Il loro è uno scheletrico cantautorato folk – la voce e la chitarra di Pieralberto Valli, il pianoforte e la fisarmonica di Giacomo Toni, il basso e il contrabbasso di Francesco Tappi, la batteria e le percussioni di Marco Frattini – che si fa carne palpitante nell’inquieta filastrocca de “Il mondo è la patria di chi non ha dimora“, nella bossa-wave alla Arto Lindsay di “Occhi immensi“, nella polverosa ballata Black Heart Procession di “Cecità” e nella litania elettrica alla CSI di “Nero deserto“, cantata da un Candido voltairiano che si dibatte impotente sotto il peso di ottimistiche certezze leibniziane: “non voglio più stupire né essere stupito / non cerco alternative se è vero che questo / è il migliore dei mondi possibili / non riesco più a guardare dietro alle cose / preferisco passare come in una processione / di umani pieni per metà / mi concentro sulle piccole cose“.
Un flusso di parole e note che si infiltra lentamente sottopelle e che richiede di essere assorbito nella sua interezza, vero e proprio concept album che sviscera con cruda autenticità il tema universale del bene e del male, ora nella scarna solennità di “Nuovi schiavi” (“hai mai osservato / lo sguardo dei nuovi schiavi / il vuoto che si nasconde negli occhi? / come potranno mai temere il tuo inferno / se all’inferno ci sono già?”), ora in una “Santo Barbaro” implacabile come fosse “La guerra di Piero” del ventunesimo secolo: “Ci credevamo angeli / portatori sani di un bene comune / in terra straniera / quando la sagoma apparve / ombra sulla collina / a noi giunse il profumo / dei suoi occhi di pietra / non esitammo / nossignore, noi non esitammo / ma liberammo una raffica / di colombe miti ed assassine / la terra si intrise di rosso / la sagoma cadde / qualche metro più a valle / come un sacco di riso sondato dal basso“.

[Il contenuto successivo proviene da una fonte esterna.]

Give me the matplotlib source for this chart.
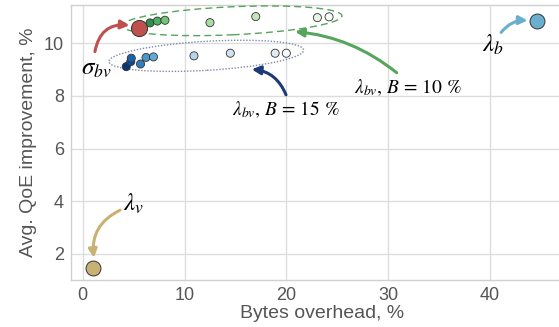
import matplotlib
matplotlib.use("Agg")
import matplotlib.pyplot as plt
import matplotlib.transforms as mtrans
from matplotlib.patches import Ellipse
import numpy as np

plt.rcParams['font.family'] = ['Liberation Sans', 'DejaVu Sans']
plt.rcParams['mathtext.fontset'] = 'stix'

# ---- data ----
sigma_bv_x, sigma_bv_y = [5.53], [10.59]
lambda_v_x, lambda_v_y = [1.0], [1.45]
lambda_b_x, lambda_b_y = [44.6], [10.86]

b10_x = [6.61, 7.33, 8.08, 12.5, 17.0, 23.05, 24.2]
b10_y = [10.77, 10.84, 10.87, 10.78, 11.01, 10.97, 11.0]

b15_x = [4.28, 4.72, 4.77, 5.68, 6.22, 6.95, 10.93, 14.5, 18.9, 20.0]
b15_y = [9.11, 9.30, 9.43, 9.21, 9.46, 9.48, 9.52, 9.62, 9.62, 9.62]

xticks = [0, 10, 20, 30, 40]
yticks = [2, 4, 6, 8, 10]
xlabel = "Bytes overhead, %"
ylabel = "Avg. QoE improvement, %"

# colours
green_cols = plt.cm.Greens([0.72, 0.6, 0.5, 0.35, 0.27, 0.12, 0.0])
blue_cols = plt.cm.Blues([0.98, 0.88, 0.8, 0.7, 0.6, 0.52, 0.3, 0.2, 0.12, 0.0])
red = "#c0504d"
tan = "#c8b273"
lblue = "#6aafd0"
navy = "#1c3a78"
green = "#55a55d"

fig = plt.figure(figsize=(5.59, 3.27), dpi=100)
ax = fig.add_axes([71/559, 1-280/327, (573-71)/559, (280-5)/327])
ax.set_xlim(-1.15, 48.16)
ax.set_ylim(1.01, 11.45)
ax.set_xticks(xticks)
ax.set_yticks(yticks)
ax.grid(True, color="#dddddd", lw=1.0)
ax.set_axisbelow(True)
for s in ['left', 'bottom', 'top']:
    ax.spines[s].set_color("#d0d0d0")
    ax.spines[s].set_linewidth(1.0)
ax.spines['right'].set_visible(False)
ax.tick_params(length=0, labelsize=13, colors="#555555", pad=5)
ax.set_xlabel(xlabel, fontsize=14, color="#555555", labelpad=1)
ax.set_ylabel(ylabel, fontsize=14, color="#555555", labelpad=5)

ec = "#333333"
ax.scatter(b15_x, b15_y, s=34, c=blue_cols, edgecolors=ec, linewidths=0.6, zorder=4)
ax.scatter(b10_x, b10_y, s=34, c=green_cols, edgecolors=ec, linewidths=0.6, zorder=4)
ax.scatter(sigma_bv_x, sigma_bv_y, s=135, c=red, edgecolors=ec, linewidths=0.7, zorder=5)
ax.scatter(lambda_v_x, lambda_v_y, s=115, c=tan, edgecolors=ec, linewidths=0.7, zorder=5)
ax.scatter(lambda_b_x, lambda_b_y, s=115, c=lblue, edgecolors=ec, linewidths=0.7, zorder=5)

# ellipses (size in inches, centred in data coords)
def ell(cx, cy, w, h, ang, **kw):
    tr = fig.dpi_scale_trans + mtrans.ScaledTranslation(cx, cy, ax.transData)
    e = Ellipse((0, 0), w, h, angle=ang, transform=tr, fill=False, **kw)
    ax.add_patch(e)

ell(14.67, 10.85, 2.20, 0.28, 2.6, ec=green, lw=1.0, ls=(0, (5, 3)), zorder=3)
ell(12.14, 9.52, 1.95, 0.29, 3.4, ec="#7f8aa6", lw=1.0, ls=(0, (1, 1.2)), zorder=3)

def arrow(start, end, col, rad):
    ax.annotate("", xy=end, xytext=start,
                arrowprops=dict(arrowstyle="-|>,head_length=0.5,head_width=0.25",
                                color=col, lw=2.2, shrinkA=0, shrinkB=0,
                                connectionstyle=f"arc3,rad={rad}"), zorder=6)

arrow((1.2, 9.68), (4.6, 10.68), red, -0.45)
arrow((3.66, 3.66), (1.1, 1.85), tan, 0.35)
arrow((41.1, 10.41), (43.7, 10.86), lblue, -0.25)
arrow((19.97, 8.04), (16.6, 9.01), navy, 0.3)
arrow((30.84, 8.88), (20.85, 10.44), green, 0.15)

tk = dict(ha="center", va="center", fontsize=18)
ax.text(1.3, 9.05, r"$\sigma_{bv}$", **tk)
ax.text(5.0, 3.9, r"$\lambda_{v}$", **tk)
ax.text(40.3, 9.94, r"$\lambda_{b}$", **tk)
lk = dict(ha="center", va="center", fontsize=14, family="STIXGeneral")
ax.text(19.97, 7.47, r"$\lambda_{bv}$, $B$ = 15 %", **lk)
ax.text(31.9, 8.30, r"$\lambda_{bv}$, $B$ = 10 %", **lk)

fig.savefig("out.png", dpi=100)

Non una semplice appendice del cd, ma lavoro letterario con un suo autonomo spessore pur nella sua brevità (una novantina di pagine totali), i racconti di “Un giorno passo e ti libero” – firmati del cantante e paroliere dei Santo Barbaro Pieralberto Valli ed impreziositi dal lavoro grafico di Alessandro Degli Angioli (www.myspace.com/infoam) – evidenziano una scrittura asciutta, a tratti anche un po’ inguenua se vogliamo, ma estrememamente evocativa, germogliante immagini poetiche e colorata da pennellate descrittive di stampo espressionistico: “L’aria fredda, sospinta dalla brezza, mi arrivava da destra in una pioggia di lame appuntite e affamate“; “Mentre scrivo e guardo fuori dalla finestra che ho sul mondo, ho l’impressione che le nuvole, torpide, si dispongano come alunni durante una foto di gruppo“; “…le sue gambe spazzavano la polvere della strada battuta con la regolarità sinuosa delle serpi“; “I filari di vite, poco più a valle, sembravano turisti che asciugavano i loro corpi al calore del cielo dopo una nuotata ristoratrice“.
Attraversata come un filo rosso da cinque episodi titolati “Il signor Pereira“, cinque tappe di un viaggio attraverso il mondo all’inseguimento di una misteriosa figura personificante l’inafferrabilità dei nostri sogni, la raccolta vibra della giusta tensione lirica, con gli occhi – quante volte ricorrono gli occhi nei vari racconti e anche nelle liriche del cd? – prescelti quale simbolica porta di accesso al mondo delle cose e a quello dei sentimenti (vedi il commovente racconto “Avrai i miei occhi“) e con “Piccole luci“, bellissima favola sulla stupidità della guerra e l’insondabilità del male nella forma di dialogo notturno tra un lampione ed un soldato pronto a sparare, annodata perfettamente al fulcro narrativo delle canzoni di “Mare morto“: “Sullo sfondo, i pochi lampioni cominciarono a spegnersi uno dopo l’altro, fino a quando la campagna si mangiò tutte le case, tutte le stelle, tutta la notte. Il soldato si fermò, paralizzato. E la città continuò a respirare, ignara – o incurante – della minaccia nascosta fra i suoi campi. Quella notte, la pace dormì un sonno profondo, come non faceva ormai da tanto tempo. Il giorno avrebbe portato nuove minacce, nuove verità da difendere. Ma per una notte, almeno per una notte, la luce del mondo oscurò quella dell’uomo“.